Upon release, Vincent Canby of The New York Times called the film "an amiably funny variation on Jack Arnold's classic 1957 science-fiction film, The Incredible Shrinking Man, which had been based on Richard Matheson's novel The Shrinking Man", adding that the film was "a low-key comedy that rambles from one comic idea to the next with the slightly uneasy manner of a nightclub comedian doing a new improvisation. It succeeds in bits and pieces that are separated by long patches that are more remarkable for their good will than for their wit." Regarding Jane Wagner's screenplay, he wrote, "Miss Wagner has a great talent for the kind of monologues, sketches and oddball characters that made Miss Tomlin's Appearing Nitely so memorable on Broadway, but not for creating a sustained comic narrative."

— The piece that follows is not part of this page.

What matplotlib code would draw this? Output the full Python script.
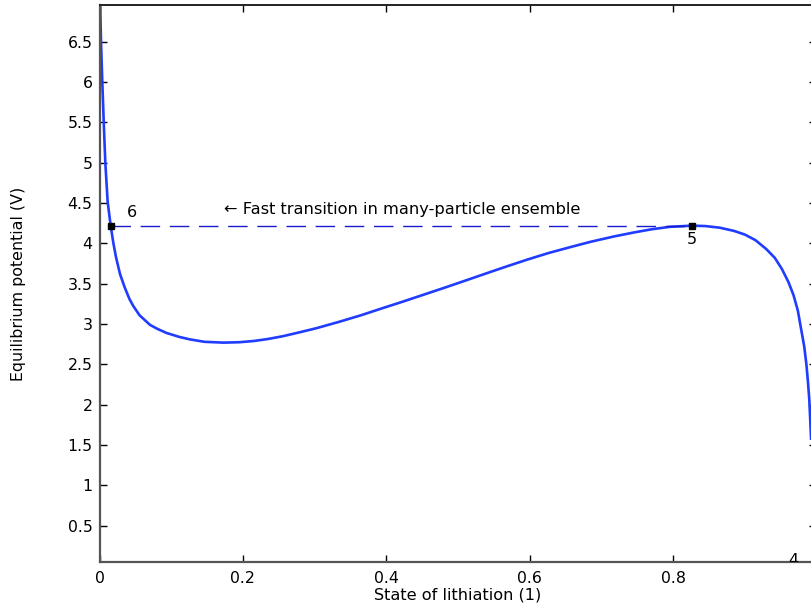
import numpy as np
import matplotlib.pyplot as plt

# equilibrium potential vs state of lithiation
soc = [0.0003, 0.0021, 0.0039, 0.0059, 0.0081, 0.0114, 0.0156, 0.0192, 0.0230,
       0.0286, 0.0349, 0.0418, 0.0474, 0.0558, 0.0704, 0.0809, 0.0934, 0.1116,
       0.1262, 0.1464, 0.173, 0.195, 0.215, 0.235, 0.256, 0.280, 0.303, 0.335,
       0.365, 0.394, 0.423, 0.452, 0.481, 0.510, 0.539, 0.568, 0.597, 0.626,
       0.655, 0.685, 0.717, 0.745, 0.770, 0.795, 0.826, 0.845, 0.865, 0.885,
       0.900, 0.915, 0.930, 0.942, 0.952, 0.961, 0.968, 0.974, 0.979, 0.983,
       0.986, 0.988, 0.990, 0.9915, 0.9925]
potential = [7.20, 6.50, 6.00, 5.50, 5.00, 4.51, 4.22, 4.01, 3.83,
             3.62, 3.46, 3.31, 3.22, 3.11, 2.99, 2.94, 2.89, 2.84,
             2.81, 2.78, 2.77, 2.775, 2.79, 2.815, 2.85, 2.90, 2.95, 3.03,
             3.11, 3.195, 3.278, 3.364, 3.45, 3.538, 3.627, 3.715, 3.80, 3.88,
             3.95, 4.02, 4.085, 4.135, 4.175, 4.205, 4.22, 4.215, 4.195, 4.155,
             4.11, 4.04, 3.93, 3.82, 3.68, 3.52, 3.36, 3.17, 2.92, 2.72,
             2.50, 2.30, 2.07, 1.78, 1.58]

# points 6 and 5 joined by the fast transition
pt_soc = [0.0156, 0.826]
pt_pot = [4.22, 4.22]
pt_names = ["6", "5"]

xticks = [0, 0.2, 0.4, 0.6, 0.8]
yticks = [0.5, 1, 1.5, 2, 2.5, 3, 3.5, 4, 4.5, 5, 5.5, 6, 6.5]

fig = plt.figure(figsize=(8.11, 6.07), dpi=100)
ax = fig.add_axes([0.1227, 0.0746, 0.884, 0.9171])

blue = "#1f3cff"
ax.plot(soc, potential, color=blue, lw=1.9, solid_joinstyle="round")
ax.plot(pt_soc, pt_pot, color="#1a1acc", lw=1.0, dashes=(14, 7))
ax.plot(pt_soc, pt_pot, "s", color="black", markersize=4.5)

ax.text(pt_soc[0] + 0.03, pt_pot[0] + 0.07, pt_names[0], fontsize=11.5,
        ha="center", va="bottom")
ax.text(pt_soc[1], pt_pot[1] - 0.08, pt_names[1], fontsize=11.5,
        ha="center", va="top")
ax.text(0.174, 4.42, "\u2190 Fast transition in many-particle ensemble",
        fontsize=11.7, ha="left", va="center")
# label of point 4, sitting below the visible range
ax.text(0.968, 0.015, "4", fontsize=11.5, ha="center", va="baseline",
        clip_on=True)

ax.set_xlim(0, 1)
ax.set_ylim(0.054, 6.955)
ax.set_xticks(xticks)
ax.set_xticklabels(["%g" % t for t in xticks])
ax.set_yticks(yticks)
ax.set_yticklabels(["%g" % t for t in yticks])

ax.tick_params(direction="in", length=5, width=1, labelsize=11.3,
               top=True, right=True, color="black")
ax.tick_params(axis="x", pad=7)
ax.tick_params(axis="y", pad=5)

for side in ["left", "bottom"]:
    ax.spines[side].set_color("#555555")
    ax.spines[side].set_linewidth(1.6)
ax.spines["top"].set_color("#222222")
ax.spines["top"].set_linewidth(1.4)
ax.spines["right"].set_linewidth(1.4)

ax.set_xlabel("State of lithiation (1)", fontsize=11.6, labelpad=1)
ax.set_ylabel("Equilibrium potential (V)", fontsize=11.4, labelpad=30)

fig.savefig("out.png", dpi=100)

Roger Ebert of the Chicago Sun-Times was more enthusiastic, calling it "a terrific movie for kids and teenagers. It's a melancholy fact of the times we live in that any movie of even moderate ambition is supposed to become a blockbuster - and that 'family movies', with few exceptions, are inane, innocent, and boring. But The Incredible Shrinking Woman is not inane, is sometimes wickedly knowing, and is only periodically boring." Ebert observed that the movie was "also funny in its visual approach, showing us a suburban world in which everything is done in hideously jolly colors and everybody, even the TV anchorman, wears peach blazers. America in this movie looks like a gigantic paint-color chart." He concluded that while the movie succeeds on several levels, it does so "without ever breaking through to become a really inspired comedy."

==Home media==
The Incredible Shrinking Woman was released in pan-and-scan on VHS by Universal on July 13, 1994. On November 4, 2009, an unmastered low-quality DVD release (manufactured on demand using DVD-R recordable media) in 16:9 anamorphic widescreen was offered under the Universal Vault Series banner.

On October 31, 2017, Shout! Factory released a "Collector's Edition" Blu-ray with an updated transfer, including interviews and a deleted scene with Edith Ann, a character also played by Tomlin.